[start Data]

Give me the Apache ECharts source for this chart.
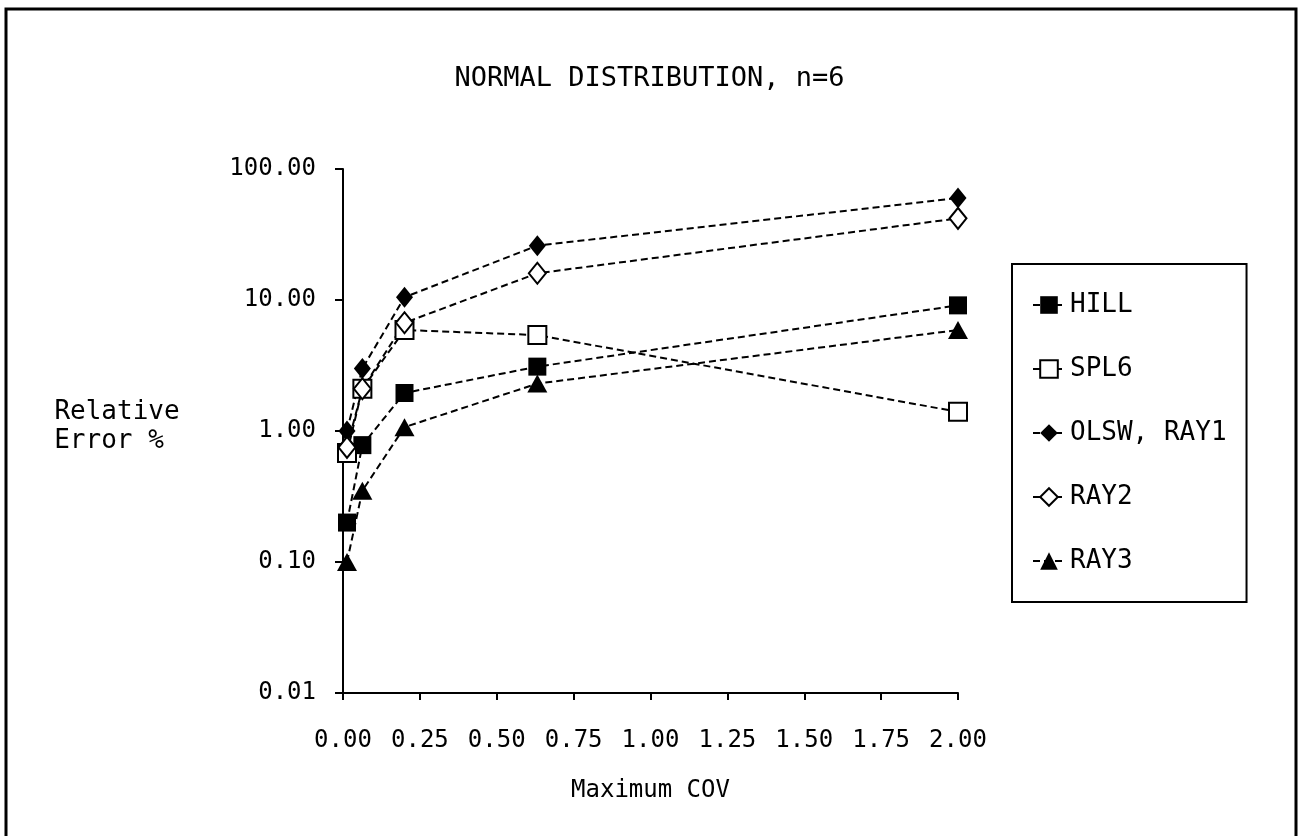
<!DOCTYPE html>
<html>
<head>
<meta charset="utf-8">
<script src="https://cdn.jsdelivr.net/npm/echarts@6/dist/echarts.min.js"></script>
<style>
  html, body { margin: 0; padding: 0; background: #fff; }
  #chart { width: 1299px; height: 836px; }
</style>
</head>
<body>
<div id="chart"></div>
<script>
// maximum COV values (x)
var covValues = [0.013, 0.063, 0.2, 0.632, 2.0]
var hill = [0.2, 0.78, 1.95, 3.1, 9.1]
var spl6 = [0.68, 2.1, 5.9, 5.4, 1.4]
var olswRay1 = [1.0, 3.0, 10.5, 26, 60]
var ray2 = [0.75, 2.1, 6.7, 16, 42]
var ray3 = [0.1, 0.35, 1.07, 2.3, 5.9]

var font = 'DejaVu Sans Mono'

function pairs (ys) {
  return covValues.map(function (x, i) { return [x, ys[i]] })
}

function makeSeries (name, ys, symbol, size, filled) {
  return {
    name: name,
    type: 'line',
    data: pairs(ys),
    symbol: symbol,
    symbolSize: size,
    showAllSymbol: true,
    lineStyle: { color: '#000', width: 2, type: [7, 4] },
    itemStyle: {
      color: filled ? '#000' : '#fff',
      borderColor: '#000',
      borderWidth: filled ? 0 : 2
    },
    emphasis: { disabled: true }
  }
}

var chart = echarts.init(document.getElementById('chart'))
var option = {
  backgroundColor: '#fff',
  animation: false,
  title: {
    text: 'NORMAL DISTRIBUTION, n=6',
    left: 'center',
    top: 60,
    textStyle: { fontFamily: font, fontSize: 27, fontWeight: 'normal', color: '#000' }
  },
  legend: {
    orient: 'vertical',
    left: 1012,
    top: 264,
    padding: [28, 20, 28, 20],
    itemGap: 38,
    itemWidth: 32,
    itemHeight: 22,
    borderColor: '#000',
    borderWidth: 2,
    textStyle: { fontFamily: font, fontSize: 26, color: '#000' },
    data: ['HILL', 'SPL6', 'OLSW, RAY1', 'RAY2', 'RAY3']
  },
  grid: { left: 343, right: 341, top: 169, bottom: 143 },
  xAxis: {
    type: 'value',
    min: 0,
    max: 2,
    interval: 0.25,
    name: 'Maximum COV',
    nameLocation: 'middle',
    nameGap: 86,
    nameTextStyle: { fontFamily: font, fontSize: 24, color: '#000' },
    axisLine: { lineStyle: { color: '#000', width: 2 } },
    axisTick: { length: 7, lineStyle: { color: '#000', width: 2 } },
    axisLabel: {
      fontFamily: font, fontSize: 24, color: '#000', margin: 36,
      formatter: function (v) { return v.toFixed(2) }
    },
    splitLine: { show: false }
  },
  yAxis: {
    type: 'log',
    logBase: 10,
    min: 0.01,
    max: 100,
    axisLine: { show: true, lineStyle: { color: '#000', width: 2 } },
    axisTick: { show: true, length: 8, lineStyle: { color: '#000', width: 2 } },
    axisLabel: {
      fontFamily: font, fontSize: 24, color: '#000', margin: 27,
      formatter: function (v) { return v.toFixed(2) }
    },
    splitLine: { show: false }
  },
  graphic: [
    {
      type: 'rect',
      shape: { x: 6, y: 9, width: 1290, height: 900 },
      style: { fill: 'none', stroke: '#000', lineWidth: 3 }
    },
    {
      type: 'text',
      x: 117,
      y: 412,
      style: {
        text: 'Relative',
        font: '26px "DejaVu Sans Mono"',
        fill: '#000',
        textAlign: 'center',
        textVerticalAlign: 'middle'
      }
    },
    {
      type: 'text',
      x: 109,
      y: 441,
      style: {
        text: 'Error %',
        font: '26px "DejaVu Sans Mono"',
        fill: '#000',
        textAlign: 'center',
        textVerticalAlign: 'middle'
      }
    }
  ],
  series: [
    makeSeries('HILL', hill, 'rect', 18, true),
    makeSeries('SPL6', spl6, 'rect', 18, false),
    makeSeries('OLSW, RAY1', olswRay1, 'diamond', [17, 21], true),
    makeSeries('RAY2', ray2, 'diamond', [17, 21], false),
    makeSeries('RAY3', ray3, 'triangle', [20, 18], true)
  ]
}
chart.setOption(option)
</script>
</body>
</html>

[end Data]
[start Data]

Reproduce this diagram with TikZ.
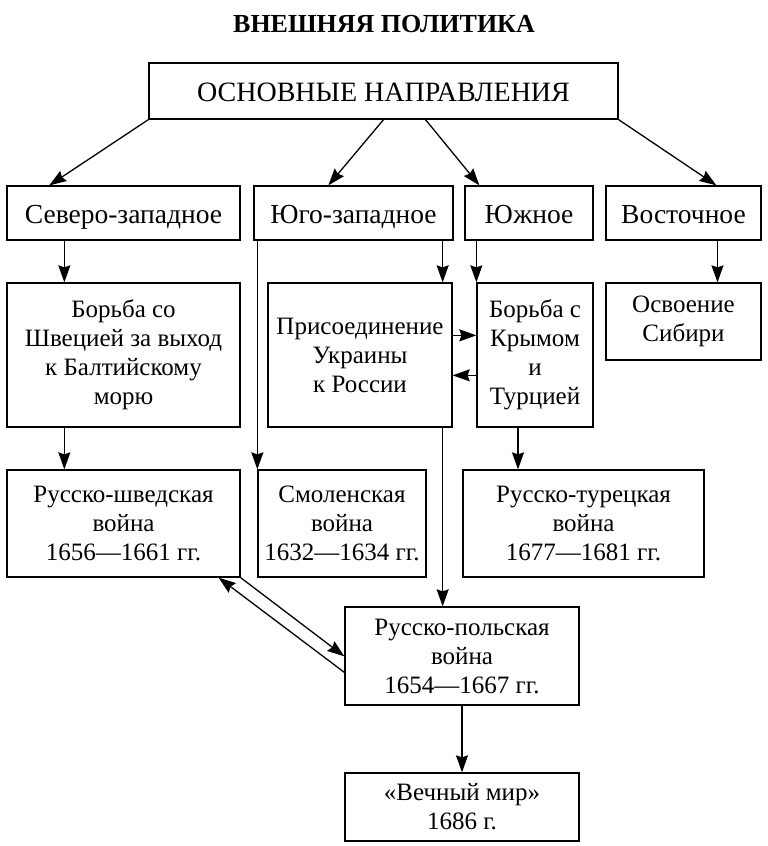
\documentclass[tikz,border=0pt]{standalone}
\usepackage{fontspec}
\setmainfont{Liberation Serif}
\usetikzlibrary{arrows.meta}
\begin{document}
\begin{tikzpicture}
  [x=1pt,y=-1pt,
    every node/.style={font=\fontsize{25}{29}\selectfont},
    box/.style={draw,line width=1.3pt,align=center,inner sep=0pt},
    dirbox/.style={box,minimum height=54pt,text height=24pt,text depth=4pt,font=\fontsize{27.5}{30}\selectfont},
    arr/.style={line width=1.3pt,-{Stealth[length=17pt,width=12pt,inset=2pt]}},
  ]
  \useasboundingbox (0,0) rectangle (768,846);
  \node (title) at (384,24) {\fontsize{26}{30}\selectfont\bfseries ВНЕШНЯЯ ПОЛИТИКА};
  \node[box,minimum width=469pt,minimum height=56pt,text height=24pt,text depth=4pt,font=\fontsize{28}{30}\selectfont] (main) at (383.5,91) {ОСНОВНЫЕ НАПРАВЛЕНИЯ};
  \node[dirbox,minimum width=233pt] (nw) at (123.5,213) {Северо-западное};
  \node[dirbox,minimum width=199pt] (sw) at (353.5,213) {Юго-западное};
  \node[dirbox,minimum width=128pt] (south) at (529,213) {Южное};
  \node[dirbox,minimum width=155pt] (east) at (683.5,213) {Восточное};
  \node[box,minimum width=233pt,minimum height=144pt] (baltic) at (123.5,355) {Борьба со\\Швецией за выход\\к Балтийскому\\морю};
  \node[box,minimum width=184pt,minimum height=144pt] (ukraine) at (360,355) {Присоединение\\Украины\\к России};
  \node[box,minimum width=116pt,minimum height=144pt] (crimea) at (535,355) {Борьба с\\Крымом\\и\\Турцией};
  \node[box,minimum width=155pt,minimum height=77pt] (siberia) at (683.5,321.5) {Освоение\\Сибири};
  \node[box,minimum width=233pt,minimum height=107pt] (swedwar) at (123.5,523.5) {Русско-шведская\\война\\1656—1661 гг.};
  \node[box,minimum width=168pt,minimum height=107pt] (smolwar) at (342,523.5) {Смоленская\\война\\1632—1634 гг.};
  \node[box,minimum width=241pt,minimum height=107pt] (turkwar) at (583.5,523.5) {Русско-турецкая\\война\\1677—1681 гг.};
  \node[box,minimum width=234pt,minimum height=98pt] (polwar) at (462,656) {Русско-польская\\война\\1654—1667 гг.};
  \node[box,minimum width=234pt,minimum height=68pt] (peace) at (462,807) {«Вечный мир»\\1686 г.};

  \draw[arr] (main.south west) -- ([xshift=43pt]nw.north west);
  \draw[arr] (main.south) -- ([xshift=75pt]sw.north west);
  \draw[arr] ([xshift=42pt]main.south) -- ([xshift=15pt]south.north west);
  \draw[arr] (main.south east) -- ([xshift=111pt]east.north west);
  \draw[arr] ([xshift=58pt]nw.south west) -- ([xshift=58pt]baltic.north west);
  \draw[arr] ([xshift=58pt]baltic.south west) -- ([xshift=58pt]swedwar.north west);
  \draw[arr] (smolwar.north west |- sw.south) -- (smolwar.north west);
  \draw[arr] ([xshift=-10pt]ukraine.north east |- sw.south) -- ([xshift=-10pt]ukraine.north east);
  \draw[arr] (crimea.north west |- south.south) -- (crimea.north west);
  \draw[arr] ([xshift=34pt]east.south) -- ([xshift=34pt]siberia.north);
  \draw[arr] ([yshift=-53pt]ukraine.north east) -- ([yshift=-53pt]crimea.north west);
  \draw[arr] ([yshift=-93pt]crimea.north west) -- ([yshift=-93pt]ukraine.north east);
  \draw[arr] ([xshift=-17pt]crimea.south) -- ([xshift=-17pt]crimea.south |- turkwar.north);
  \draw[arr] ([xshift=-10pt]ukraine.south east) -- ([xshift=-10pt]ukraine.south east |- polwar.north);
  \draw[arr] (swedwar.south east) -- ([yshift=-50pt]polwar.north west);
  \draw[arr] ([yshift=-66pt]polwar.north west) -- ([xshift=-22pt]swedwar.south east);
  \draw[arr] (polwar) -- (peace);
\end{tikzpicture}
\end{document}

[end Data]

• **What you are asked to do**
Where a line contains "this", copy that line.

• **Reply**
Give me the Apache ECharts source for this chart.
Reproduce this diagram with TikZ.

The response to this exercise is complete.